#### What you should do
Copy nothing but the stretch that opens with the line containing "Recreate this image" and closes with the line containing "(Nl) at (132,102)". Keep pictures out.
[Start Data to process]
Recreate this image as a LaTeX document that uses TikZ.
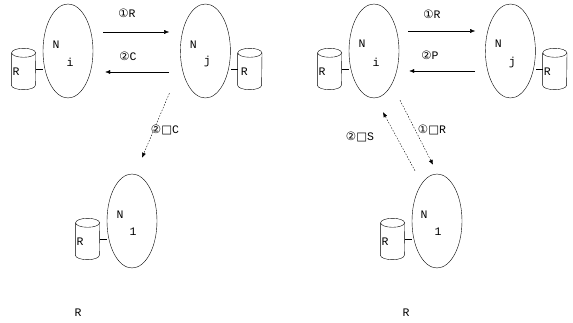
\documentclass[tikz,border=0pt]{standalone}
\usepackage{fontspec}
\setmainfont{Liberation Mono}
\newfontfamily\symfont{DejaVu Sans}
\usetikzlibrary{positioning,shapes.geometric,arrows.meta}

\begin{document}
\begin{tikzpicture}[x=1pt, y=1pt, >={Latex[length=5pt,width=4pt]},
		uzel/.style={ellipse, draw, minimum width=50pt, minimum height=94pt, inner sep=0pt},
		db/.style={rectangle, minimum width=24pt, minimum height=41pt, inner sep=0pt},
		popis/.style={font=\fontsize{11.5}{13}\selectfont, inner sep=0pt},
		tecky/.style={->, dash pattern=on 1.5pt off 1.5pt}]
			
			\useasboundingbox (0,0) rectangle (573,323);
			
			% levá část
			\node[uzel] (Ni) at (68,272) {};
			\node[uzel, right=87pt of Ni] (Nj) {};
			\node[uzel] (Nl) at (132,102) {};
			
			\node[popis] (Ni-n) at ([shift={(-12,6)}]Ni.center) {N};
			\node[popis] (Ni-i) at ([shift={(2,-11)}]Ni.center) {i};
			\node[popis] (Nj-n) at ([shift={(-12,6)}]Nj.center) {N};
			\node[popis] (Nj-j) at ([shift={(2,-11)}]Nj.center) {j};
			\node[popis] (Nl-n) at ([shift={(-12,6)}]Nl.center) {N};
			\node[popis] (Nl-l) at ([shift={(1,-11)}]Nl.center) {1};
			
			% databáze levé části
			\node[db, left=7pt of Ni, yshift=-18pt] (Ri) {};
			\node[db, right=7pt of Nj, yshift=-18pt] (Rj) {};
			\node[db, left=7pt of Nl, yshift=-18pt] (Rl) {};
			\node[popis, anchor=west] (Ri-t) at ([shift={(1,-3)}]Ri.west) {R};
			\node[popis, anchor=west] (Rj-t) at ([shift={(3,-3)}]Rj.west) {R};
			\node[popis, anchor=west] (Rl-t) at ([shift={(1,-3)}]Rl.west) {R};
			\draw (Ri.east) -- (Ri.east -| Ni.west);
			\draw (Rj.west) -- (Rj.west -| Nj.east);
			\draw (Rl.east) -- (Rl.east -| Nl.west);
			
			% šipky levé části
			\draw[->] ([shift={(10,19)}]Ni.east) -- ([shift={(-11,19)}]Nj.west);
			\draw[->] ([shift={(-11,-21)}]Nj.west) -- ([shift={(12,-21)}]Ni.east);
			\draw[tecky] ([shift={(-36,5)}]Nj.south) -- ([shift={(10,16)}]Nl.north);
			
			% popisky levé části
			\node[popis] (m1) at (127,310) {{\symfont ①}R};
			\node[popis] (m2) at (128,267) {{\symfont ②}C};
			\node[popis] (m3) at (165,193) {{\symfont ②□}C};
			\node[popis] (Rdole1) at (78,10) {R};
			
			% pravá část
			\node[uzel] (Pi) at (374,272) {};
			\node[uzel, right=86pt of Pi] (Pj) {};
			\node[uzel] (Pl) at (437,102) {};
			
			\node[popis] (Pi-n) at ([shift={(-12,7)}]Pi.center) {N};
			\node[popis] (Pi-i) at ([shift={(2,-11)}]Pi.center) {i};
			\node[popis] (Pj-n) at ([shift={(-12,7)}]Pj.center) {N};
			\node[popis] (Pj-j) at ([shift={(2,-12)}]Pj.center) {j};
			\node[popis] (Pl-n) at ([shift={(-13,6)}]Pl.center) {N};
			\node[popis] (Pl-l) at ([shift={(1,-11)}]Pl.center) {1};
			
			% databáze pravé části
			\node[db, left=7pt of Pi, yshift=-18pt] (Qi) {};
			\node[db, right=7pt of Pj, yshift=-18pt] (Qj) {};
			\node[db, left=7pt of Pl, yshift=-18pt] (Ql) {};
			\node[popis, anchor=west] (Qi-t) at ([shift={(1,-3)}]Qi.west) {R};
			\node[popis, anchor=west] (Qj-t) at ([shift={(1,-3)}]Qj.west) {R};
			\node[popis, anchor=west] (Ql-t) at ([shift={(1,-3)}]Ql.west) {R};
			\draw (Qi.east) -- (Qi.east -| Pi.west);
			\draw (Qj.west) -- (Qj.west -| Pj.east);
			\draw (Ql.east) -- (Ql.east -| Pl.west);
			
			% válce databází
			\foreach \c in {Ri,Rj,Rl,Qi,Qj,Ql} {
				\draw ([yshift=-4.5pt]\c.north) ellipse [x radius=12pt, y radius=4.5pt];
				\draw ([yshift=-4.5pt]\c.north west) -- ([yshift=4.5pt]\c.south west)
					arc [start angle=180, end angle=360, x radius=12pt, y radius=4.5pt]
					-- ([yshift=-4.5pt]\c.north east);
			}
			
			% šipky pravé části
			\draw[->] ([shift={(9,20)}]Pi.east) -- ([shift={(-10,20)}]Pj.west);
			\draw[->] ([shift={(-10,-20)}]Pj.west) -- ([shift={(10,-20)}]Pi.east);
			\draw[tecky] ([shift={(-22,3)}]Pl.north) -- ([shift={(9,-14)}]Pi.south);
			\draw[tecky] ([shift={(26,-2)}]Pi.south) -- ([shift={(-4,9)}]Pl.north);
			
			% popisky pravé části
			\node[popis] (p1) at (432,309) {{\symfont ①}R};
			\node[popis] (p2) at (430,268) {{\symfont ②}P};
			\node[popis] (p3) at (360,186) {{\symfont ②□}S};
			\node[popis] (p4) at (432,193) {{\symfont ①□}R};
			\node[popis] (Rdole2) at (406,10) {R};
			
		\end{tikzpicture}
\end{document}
[End Data to process]
[Start Data to process]
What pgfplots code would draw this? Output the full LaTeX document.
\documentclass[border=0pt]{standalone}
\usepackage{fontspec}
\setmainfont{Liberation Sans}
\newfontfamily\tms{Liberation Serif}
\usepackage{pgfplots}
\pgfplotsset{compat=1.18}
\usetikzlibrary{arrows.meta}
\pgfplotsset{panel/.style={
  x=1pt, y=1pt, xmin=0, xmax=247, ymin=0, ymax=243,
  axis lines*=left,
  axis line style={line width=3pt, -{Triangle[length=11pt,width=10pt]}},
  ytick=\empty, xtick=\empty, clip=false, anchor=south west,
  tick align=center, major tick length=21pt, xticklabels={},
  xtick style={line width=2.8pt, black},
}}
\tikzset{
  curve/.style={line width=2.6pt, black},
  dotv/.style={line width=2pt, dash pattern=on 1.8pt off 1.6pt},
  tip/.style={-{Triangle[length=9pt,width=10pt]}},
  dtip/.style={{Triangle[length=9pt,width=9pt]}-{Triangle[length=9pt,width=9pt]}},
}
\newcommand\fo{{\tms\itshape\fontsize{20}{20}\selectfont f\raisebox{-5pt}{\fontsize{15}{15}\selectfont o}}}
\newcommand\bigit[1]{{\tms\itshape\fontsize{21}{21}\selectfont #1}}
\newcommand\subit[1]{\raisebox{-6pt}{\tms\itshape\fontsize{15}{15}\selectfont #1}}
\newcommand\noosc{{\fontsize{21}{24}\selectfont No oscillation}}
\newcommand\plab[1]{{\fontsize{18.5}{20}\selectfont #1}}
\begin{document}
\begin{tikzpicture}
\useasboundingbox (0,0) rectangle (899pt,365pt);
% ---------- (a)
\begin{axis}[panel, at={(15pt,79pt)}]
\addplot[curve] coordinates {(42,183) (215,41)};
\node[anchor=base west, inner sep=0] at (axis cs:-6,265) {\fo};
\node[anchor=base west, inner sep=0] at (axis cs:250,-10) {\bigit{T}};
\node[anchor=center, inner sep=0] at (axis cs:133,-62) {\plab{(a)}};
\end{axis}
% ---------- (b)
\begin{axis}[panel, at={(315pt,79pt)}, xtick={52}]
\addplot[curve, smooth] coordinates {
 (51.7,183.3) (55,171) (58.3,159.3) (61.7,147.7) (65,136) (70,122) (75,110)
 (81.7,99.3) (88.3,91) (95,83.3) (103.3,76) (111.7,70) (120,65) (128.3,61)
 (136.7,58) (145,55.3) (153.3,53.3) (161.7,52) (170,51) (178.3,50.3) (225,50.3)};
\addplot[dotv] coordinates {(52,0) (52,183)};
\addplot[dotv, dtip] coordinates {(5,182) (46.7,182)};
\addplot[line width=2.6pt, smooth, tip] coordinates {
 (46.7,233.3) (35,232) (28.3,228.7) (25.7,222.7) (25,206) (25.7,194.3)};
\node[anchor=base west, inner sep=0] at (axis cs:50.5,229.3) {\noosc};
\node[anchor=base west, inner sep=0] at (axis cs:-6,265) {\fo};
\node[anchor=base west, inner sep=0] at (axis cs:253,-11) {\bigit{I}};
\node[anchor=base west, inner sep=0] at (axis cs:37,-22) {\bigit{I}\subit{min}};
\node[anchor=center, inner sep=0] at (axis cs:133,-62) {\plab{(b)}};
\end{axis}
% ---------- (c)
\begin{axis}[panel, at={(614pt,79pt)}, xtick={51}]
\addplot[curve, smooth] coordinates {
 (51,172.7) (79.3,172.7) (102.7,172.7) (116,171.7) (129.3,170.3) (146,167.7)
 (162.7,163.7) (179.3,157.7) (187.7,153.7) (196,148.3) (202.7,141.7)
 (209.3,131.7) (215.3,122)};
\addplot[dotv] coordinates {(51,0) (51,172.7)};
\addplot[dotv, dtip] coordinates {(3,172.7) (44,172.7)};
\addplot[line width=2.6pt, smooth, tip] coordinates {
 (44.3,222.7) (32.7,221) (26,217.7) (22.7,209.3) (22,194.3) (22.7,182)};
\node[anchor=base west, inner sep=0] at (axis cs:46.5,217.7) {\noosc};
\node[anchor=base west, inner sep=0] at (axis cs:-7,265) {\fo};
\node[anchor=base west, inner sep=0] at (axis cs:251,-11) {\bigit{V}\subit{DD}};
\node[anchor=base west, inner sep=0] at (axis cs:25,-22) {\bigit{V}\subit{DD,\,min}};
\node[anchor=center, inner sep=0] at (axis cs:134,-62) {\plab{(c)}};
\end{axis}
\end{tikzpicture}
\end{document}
[End Data to process]
#### Solution to the exercise
Recreate this image as a LaTeX document that uses TikZ.
\documentclass[tikz,border=0pt]{standalone}
\usepackage{fontspec}
\setmainfont{Liberation Mono}
\newfontfamily\symfont{DejaVu Sans}
\usetikzlibrary{positioning,shapes.geometric,arrows.meta}

\begin{document}
\begin{tikzpicture}[x=1pt, y=1pt, >={Latex[length=5pt,width=4pt]},
		uzel/.style={ellipse, draw, minimum width=50pt, minimum height=94pt, inner sep=0pt},
		db/.style={rectangle, minimum width=24pt, minimum height=41pt, inner sep=0pt},
		popis/.style={font=\fontsize{11.5}{13}\selectfont, inner sep=0pt},
		tecky/.style={->, dash pattern=on 1.5pt off 1.5pt}]
			
			\useasboundingbox (0,0) rectangle (573,323);
			
			% levá část
			\node[uzel] (Ni) at (68,272) {};
			\node[uzel, right=87pt of Ni] (Nj) {};
			\node[uzel] (Nl) at (132,102) {};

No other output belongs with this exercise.